* [WORK TO COMPLETE]: Within this material, how many lines have the string "React" in them? The answer is a number, with nothing added.

* [DATA]:
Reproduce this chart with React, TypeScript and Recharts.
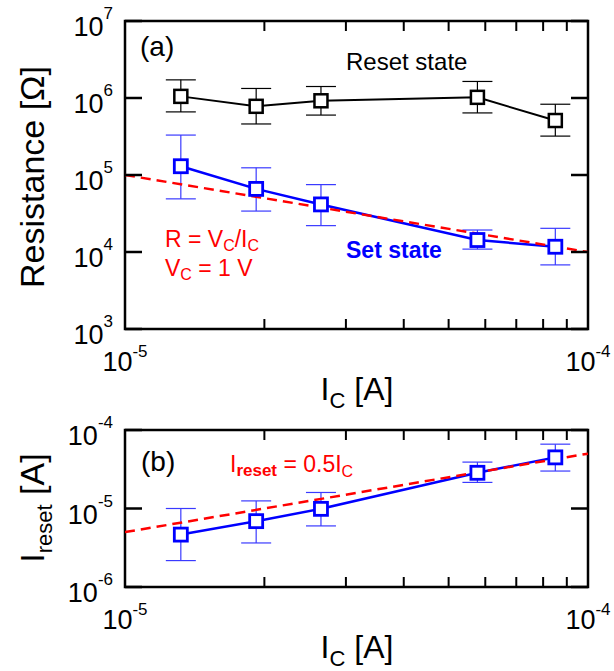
import React from "react";
import { LineChart, Line, XAxis, YAxis, ErrorBar, ReferenceArea } from "recharts";

// compliance current I_C [A]
const icValues = [1.32e-5, 1.92e-5, 2.65e-5, 5.77e-5, 8.5e-5];

// (a) resistance, reset state
const resetR = [1.05e6, 7.8e5, 9.2e5, 1.02e6, 5.1e5];
const resetLow = [6.6e5, 4.6e5, 6.0e5, 6.4e5, 3.2e5];
const resetHigh = [1.72e6, 1.33e6, 1.41e6, 1.64e6, 8.3e5];

// (a) resistance, set state
const setR = [1.3e5, 6.6e4, 4.15e4, 1.43e4, 1.17e4];
const setLow = [4.9e4, 3.4e4, 2.2e4, 1.09e4, 6.8e3];
const setHigh = [3.3e5, 1.24e5, 7.5e4, 1.93e4, 2.03e4];

// (b) reset current
const iReset = [4.65e-6, 6.9e-6, 9.9e-6, 2.85e-5, 4.48e-5];
const iResetLow = [2.17e-6, 3.64e-6, 6.0e-6, 2.15e-5, 3.0e-5];
const iResetHigh = [1.0e-5, 1.25e-5, 1.6e-5, 3.9e-5, 6.6e-5];

// dashed guide lines (end points)
const guideX = [1e-5, 1e-4];
const guideR = [1e5, 1e4];
const guideI = [5e-6, 5e-5];

const xTicks = [1e-5, 2e-5, 3e-5, 4e-5, 5e-5, 6e-5, 7e-5, 8e-5, 9e-5, 1e-4];
const rTicks = [1e3, 1e4, 1e5, 1e6, 1e7];
const iTicks = [1e-6, 1e-5, 1e-4];

const FONT = "'Liberation Sans', Arial, sans-serif";
const BLUE = "#0000ff";
const RED = "#ff0000";

const dataA = icValues.map((x, i) => ({
  x,
  reset: resetR[i],
  resetErr: [resetR[i] - resetLow[i], resetHigh[i] - resetR[i]],
  set: setR[i],
  setErr: [setR[i] - setLow[i], setHigh[i] - setR[i]],
}));
const dataB = icValues.map((x, i) => ({
  x,
  ir: iReset[i],
  irErr: [iReset[i] - iResetLow[i], iResetHigh[i] - iReset[i]],
}));
const guideA = guideX.map((x, i) => ({ x, fit: guideR[i] }));
const guideB = guideX.map((x, i) => ({ x, fit: guideI[i] }));

const LEFT = 125;
const RIGHT = 588;

const square = (color: string, sw: number) => (p: any) => (
  <rect
    key={`sq-${p.index}`}
    x={p.cx - 6.5}
    y={p.cy - 6.5}
    width={13}
    height={13}
    fill="#fff"
    stroke={color}
    strokeWidth={sw}
  />
);

const makeYTick = () => (p: any) => {
  const exp = Math.round(Math.log10(p.payload.value));
  return (
    <g>
      <line x1={LEFT} x2={LEFT + 17} y1={p.y} y2={p.y} stroke="#000" strokeWidth={2.5} />
      <line x1={RIGHT} x2={RIGHT - 17} y1={p.y} y2={p.y} stroke="#000" strokeWidth={2.5} />
      <text x={113} y={p.y + 15} textAnchor="end" fontSize={27} fontFamily={FONT} fill="#000">
        10
        <tspan dy={-17} fontSize={17}>
          {exp}
        </tspan>
      </text>
    </g>
  );
};

const makeXTick = (top: number, bottom: number) => (p: any) => {
  const lg = Math.log10(p.payload.value);
  const decade = Math.abs(lg - Math.round(lg)) < 1e-6;
  if (decade) {
    return (
      <text x={p.x} y={bottom + 42} textAnchor="middle" fontSize={27} fontFamily={FONT} fill="#000">
        10
        <tspan dy={-14} fontSize={17}>
          {Math.round(lg)}
        </tspan>
      </text>
    );
  }
  return (
    <g>
      <line x1={p.x} x2={p.x} y1={bottom} y2={bottom - 10} stroke="#000" strokeWidth={2} />
      <line x1={p.x} x2={p.x} y1={top} y2={top + 10} stroke="#000" strokeWidth={2} />
    </g>
  );
};

function PanelA() {
  return (
    <LineChart width={614} height={400} data={dataA} margin={{ top: 21, right: 26, bottom: 0, left: 0 }}>
      <XAxis
        dataKey="x"
        type="number"
        scale="log"
        domain={[1e-5, 1e-4]}
        ticks={xTicks}
        interval={0}
        allowDataOverflow
        axisLine={false}
        tickLine={false}
        height={71}
        tick={makeXTick(21, 329)}
      />
      <YAxis
        type="number"
        scale="log"
        domain={[1e3, 1e7]}
        ticks={rTicks}
        interval={0}
        allowDataOverflow
        axisLine={false}
        tickLine={false}
        width={125}
        tick={makeYTick()}
      />
      <ReferenceArea x1={1e-5} x2={1e-4} y1={1e3} y2={1e7} fill="none" stroke="#000" strokeWidth={2.5} ifOverflow="visible" />
      <Line dataKey="reset" stroke="#000" strokeWidth={2} isAnimationActive={false} dot={square("#000", 2.5)} activeDot={false}>
        <ErrorBar dataKey="resetErr" direction="y" width={15} stroke="#000" strokeWidth={1.2} />
      </Line>
      <Line dataKey="set" stroke={BLUE} strokeWidth={2.5} isAnimationActive={false} dot={square(BLUE, 2.8)} activeDot={false}>
        <ErrorBar dataKey="setErr" direction="y" width={15} stroke="#3a3aff" strokeWidth={1.2} />
      </Line>
      <Line data={guideA} dataKey="fit" stroke={RED} strokeWidth={2.5} strokeDasharray="10 6" isAnimationActive={false} dot={false} activeDot={false} />
    </LineChart>
  );
}

function PanelB() {
  return (
    <LineChart width={614} height={271} data={dataB} margin={{ top: 30, right: 26, bottom: 0, left: 0 }}>
      <XAxis
        dataKey="x"
        type="number"
        scale="log"
        domain={[1e-5, 1e-4]}
        ticks={xTicks}
        interval={0}
        allowDataOverflow
        axisLine={false}
        tickLine={false}
        height={84}
        tick={makeXTick(30, 187)}
      />
      <YAxis
        type="number"
        scale="log"
        domain={[1e-6, 1e-4]}
        ticks={iTicks}
        interval={0}
        allowDataOverflow
        axisLine={false}
        tickLine={false}
        width={125}
        tick={makeYTick()}
      />
      <ReferenceArea x1={1e-5} x2={1e-4} y1={1e-6} y2={1e-4} fill="none" stroke="#000" strokeWidth={2.5} ifOverflow="visible" />
      <Line dataKey="ir" stroke={BLUE} strokeWidth={2.5} isAnimationActive={false} dot={square(BLUE, 2.8)} activeDot={false}>
        <ErrorBar dataKey="irErr" direction="y" width={15} stroke="#3a3aff" strokeWidth={1.2} />
      </Line>
      <Line data={guideB} dataKey="fit" stroke={RED} strokeWidth={2.5} strokeDasharray="10 6" isAnimationActive={false} dot={false} activeDot={false} />
    </LineChart>
  );
}

export default function App() {
  return (
    <div style={{ position: "absolute", left: 0, top: 0, width: 614, height: 671, background: "#fff", fontFamily: FONT }}>
      <div style={{ position: "absolute", left: 0, top: 0 }}>
        <PanelA />
      </div>
      <div style={{ position: "absolute", left: 0, top: 400 }}>
        <PanelB />
      </div>
      <svg width={614} height={671} style={{ position: "absolute", left: 0, top: 0, pointerEvents: "none" }} fontFamily={FONT}>
        {/* panel (a) */}
        <text x={140} y={56} fontSize={28} fill="#000">(a)</text>
        <text x={346} y={70} fontSize={24} fill="#000">Reset state</text>
        <text x={346} y={258} fontSize={23} fontWeight="bold" fill={BLUE}>Set state</text>
        <text x={165} y={247} fontSize={23} fill={RED}>
          R = V<tspan dy={4} fontSize={16}>C</tspan>
          <tspan dy={-4}>/I</tspan>
          <tspan dy={4} fontSize={16}>C</tspan>
        </text>
        <text x={165} y={276} fontSize={23} fill={RED}>
          V<tspan dy={4} fontSize={16}>C</tspan>
          <tspan dy={-4}> = 1 V</tspan>
        </text>
        <text transform="translate(44,177) rotate(-90)" textAnchor="middle" fontSize={34} fill="#000">
          Resistance [Ω]
        </text>
        <text x={357} y={400} textAnchor="middle" fontSize={32} fill="#000">
          I<tspan dy={8} fontSize={22}>C</tspan>
          <tspan dy={-8}> [A]</tspan>
        </text>
        {/* panel (b) */}
        <text x={141} y={471} fontSize={28} fill="#000">(b)</text>
        <text x={230} y={472} fontSize={23} fill={RED}>
          I<tspan dy={4} fontSize={17} fontWeight="bold">reset</tspan>
          <tspan dy={-4}> = 0.5I</tspan>
          <tspan dy={5} fontSize={16}>C</tspan>
        </text>
        <text transform="translate(44,508) rotate(-90)" textAnchor="middle" fontSize={34} fill="#000">
          I<tspan dy={8} fontSize={22}>reset</tspan>
          <tspan dy={-8}> [A]</tspan>
        </text>
        <text x={357} y={658} textAnchor="middle" fontSize={32} fill="#000">
          I<tspan dy={8} fontSize={22}>C</tspan>
          <tspan dy={-8}> [A]</tspan>
        </text>
      </svg>
    </div>
  );
}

* [ANSWER TO THIS TASK]: 2